Request = Your task is to reproduce, verbatim and without pictures, the lines from the opening of the listing through the line containing "import plotly.graph_objects as go".

Data shown =
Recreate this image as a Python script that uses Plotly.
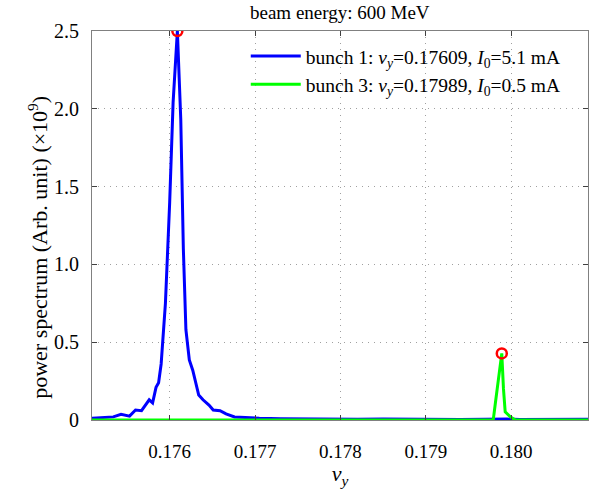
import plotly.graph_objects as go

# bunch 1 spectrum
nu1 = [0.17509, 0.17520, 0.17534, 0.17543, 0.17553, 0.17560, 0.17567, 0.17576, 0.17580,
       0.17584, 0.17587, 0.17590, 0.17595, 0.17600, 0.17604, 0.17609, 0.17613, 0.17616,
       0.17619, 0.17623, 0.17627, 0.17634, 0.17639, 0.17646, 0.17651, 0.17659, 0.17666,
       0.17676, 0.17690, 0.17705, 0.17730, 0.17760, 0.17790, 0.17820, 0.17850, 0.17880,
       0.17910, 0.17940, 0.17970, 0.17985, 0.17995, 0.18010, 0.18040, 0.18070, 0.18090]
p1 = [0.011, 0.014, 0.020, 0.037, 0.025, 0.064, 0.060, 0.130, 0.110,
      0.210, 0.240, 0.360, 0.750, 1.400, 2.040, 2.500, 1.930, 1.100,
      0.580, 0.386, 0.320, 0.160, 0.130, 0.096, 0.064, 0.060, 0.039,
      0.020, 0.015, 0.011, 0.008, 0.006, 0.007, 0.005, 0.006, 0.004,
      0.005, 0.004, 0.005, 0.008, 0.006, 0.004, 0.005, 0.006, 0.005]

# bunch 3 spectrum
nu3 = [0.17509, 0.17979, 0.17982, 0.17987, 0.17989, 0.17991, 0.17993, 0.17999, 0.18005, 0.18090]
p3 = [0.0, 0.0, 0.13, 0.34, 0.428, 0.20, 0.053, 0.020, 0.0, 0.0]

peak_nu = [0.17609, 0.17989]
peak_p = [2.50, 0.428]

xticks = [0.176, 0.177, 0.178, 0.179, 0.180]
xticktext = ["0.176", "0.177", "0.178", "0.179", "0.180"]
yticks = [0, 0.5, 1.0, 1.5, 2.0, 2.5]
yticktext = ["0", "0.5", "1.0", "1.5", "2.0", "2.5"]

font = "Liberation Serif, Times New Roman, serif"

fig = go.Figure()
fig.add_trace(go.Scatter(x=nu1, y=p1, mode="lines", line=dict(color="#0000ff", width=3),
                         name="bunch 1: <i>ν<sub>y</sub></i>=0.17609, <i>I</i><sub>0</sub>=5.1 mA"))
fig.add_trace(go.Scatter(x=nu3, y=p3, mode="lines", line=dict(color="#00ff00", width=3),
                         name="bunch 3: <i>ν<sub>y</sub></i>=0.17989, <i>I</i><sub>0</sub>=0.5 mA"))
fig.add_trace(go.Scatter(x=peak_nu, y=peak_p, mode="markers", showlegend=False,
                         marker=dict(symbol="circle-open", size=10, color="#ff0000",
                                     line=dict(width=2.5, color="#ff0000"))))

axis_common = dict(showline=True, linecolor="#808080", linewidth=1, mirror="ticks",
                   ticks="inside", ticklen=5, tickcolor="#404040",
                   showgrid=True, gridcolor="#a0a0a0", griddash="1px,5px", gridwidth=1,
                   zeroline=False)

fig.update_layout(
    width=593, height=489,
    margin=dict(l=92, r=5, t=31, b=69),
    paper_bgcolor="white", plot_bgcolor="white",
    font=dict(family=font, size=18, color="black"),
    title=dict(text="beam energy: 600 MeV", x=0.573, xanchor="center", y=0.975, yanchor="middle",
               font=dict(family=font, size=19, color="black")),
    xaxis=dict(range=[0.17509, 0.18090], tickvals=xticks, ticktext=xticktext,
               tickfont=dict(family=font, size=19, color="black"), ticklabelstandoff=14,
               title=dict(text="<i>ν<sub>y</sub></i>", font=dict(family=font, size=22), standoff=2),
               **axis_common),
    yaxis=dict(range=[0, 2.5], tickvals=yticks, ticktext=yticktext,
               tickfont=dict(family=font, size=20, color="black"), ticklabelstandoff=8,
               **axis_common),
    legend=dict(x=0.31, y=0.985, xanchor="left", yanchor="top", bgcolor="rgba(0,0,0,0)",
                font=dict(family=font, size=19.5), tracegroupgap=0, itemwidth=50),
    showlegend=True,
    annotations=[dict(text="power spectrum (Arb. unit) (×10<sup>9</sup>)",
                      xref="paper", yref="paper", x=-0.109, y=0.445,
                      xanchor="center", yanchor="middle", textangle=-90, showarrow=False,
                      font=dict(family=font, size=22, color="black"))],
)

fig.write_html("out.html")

Response to the task =
Recreate this image as a Python script that uses Plotly.
import plotly.graph_objects as go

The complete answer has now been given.